• Supplied records:
════════════════════

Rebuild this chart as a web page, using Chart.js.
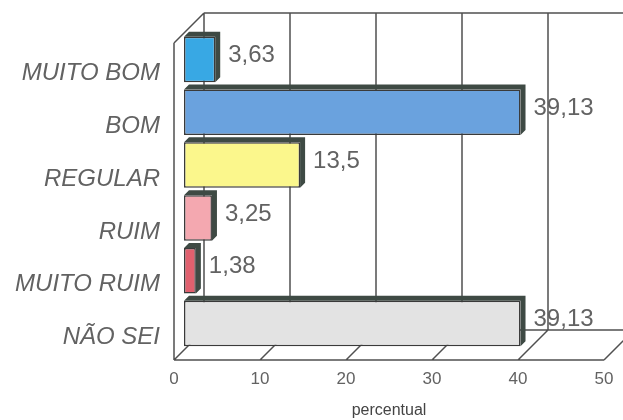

════════════════════

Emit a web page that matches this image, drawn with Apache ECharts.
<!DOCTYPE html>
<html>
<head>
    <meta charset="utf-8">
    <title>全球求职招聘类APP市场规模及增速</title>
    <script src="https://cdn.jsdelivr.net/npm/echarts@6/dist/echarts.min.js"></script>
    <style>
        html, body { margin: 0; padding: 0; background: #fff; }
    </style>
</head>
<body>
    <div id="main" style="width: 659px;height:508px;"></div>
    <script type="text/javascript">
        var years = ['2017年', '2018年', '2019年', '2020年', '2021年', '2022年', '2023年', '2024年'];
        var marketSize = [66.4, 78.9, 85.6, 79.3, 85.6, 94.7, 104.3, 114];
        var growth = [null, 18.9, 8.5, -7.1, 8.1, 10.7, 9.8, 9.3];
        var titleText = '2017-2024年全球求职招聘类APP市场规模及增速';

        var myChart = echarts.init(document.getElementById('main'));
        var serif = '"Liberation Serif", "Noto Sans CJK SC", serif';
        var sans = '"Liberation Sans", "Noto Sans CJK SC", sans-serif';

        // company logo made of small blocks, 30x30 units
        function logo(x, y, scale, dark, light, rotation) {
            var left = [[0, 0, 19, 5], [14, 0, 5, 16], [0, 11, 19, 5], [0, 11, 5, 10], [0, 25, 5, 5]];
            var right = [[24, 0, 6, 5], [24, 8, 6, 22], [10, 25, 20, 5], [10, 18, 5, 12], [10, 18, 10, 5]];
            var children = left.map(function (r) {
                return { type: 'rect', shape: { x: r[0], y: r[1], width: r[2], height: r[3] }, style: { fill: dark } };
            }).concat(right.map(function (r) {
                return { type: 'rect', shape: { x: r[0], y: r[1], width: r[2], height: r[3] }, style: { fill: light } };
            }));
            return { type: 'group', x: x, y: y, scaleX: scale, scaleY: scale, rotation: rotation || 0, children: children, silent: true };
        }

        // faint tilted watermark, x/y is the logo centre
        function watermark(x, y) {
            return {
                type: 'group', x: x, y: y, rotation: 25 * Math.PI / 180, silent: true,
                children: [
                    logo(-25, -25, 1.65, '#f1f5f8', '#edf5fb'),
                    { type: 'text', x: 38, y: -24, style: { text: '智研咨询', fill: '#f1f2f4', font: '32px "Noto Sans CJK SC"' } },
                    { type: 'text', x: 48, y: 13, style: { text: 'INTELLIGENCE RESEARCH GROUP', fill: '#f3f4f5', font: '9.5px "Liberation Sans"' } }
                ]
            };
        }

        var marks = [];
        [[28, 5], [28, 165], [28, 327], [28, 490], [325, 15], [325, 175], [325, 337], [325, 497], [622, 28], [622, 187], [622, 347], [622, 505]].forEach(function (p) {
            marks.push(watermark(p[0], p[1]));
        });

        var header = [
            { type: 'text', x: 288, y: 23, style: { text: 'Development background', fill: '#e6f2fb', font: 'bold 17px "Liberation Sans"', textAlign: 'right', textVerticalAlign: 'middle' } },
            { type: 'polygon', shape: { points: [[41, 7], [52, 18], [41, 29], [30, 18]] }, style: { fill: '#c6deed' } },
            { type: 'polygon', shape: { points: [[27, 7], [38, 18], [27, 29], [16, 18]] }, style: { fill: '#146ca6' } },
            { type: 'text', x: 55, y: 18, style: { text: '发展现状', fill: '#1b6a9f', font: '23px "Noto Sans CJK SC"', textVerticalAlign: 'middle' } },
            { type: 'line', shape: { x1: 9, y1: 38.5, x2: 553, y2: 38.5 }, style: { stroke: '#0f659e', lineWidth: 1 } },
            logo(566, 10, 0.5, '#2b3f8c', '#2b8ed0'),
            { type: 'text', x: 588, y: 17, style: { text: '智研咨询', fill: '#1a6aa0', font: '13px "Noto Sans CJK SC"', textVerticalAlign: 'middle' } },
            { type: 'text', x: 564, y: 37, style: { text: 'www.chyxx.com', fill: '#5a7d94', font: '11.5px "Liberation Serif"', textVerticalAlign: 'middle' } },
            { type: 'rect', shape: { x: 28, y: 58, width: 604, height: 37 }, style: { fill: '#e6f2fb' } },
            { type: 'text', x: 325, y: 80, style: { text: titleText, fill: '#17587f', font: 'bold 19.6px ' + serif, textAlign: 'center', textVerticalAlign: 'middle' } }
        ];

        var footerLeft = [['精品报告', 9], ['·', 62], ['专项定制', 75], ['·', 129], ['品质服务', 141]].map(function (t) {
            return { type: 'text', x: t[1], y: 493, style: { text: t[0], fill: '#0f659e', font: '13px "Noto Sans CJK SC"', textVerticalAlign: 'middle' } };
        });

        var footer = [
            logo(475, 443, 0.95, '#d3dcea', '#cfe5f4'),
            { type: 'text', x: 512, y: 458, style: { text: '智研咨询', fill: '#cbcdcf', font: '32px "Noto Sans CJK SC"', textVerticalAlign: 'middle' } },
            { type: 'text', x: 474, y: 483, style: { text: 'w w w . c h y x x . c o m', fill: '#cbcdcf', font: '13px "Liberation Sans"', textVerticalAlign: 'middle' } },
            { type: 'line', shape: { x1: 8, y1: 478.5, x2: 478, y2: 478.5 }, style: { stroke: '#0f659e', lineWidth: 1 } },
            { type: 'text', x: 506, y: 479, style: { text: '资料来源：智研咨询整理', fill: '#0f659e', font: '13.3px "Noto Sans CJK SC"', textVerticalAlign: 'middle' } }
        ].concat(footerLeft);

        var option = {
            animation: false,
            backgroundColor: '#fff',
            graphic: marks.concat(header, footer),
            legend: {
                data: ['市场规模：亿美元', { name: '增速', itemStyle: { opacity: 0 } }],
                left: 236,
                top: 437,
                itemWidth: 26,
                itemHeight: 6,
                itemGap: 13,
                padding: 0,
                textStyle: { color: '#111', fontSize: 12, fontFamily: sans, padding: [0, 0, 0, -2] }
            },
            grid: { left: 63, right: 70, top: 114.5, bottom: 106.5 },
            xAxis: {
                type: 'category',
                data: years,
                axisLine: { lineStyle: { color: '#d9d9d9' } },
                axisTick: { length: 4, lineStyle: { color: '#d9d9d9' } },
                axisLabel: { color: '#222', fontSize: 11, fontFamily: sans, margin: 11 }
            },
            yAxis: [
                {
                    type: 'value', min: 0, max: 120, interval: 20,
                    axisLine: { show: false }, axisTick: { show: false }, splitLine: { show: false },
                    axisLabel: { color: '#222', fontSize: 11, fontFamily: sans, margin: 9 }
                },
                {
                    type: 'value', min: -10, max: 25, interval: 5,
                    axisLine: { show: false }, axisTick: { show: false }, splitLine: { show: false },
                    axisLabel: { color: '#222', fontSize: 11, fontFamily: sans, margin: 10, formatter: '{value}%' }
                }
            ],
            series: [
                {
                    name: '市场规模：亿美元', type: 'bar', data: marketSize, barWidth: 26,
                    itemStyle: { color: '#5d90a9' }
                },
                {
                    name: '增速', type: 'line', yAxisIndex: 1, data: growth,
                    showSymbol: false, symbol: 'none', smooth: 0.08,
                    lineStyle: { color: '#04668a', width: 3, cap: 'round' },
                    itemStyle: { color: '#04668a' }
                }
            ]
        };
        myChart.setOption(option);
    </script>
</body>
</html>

════════════════════

• What is being asked:
Go through the records line by line and count those containing the string "page". Give only the total.

• Response:
2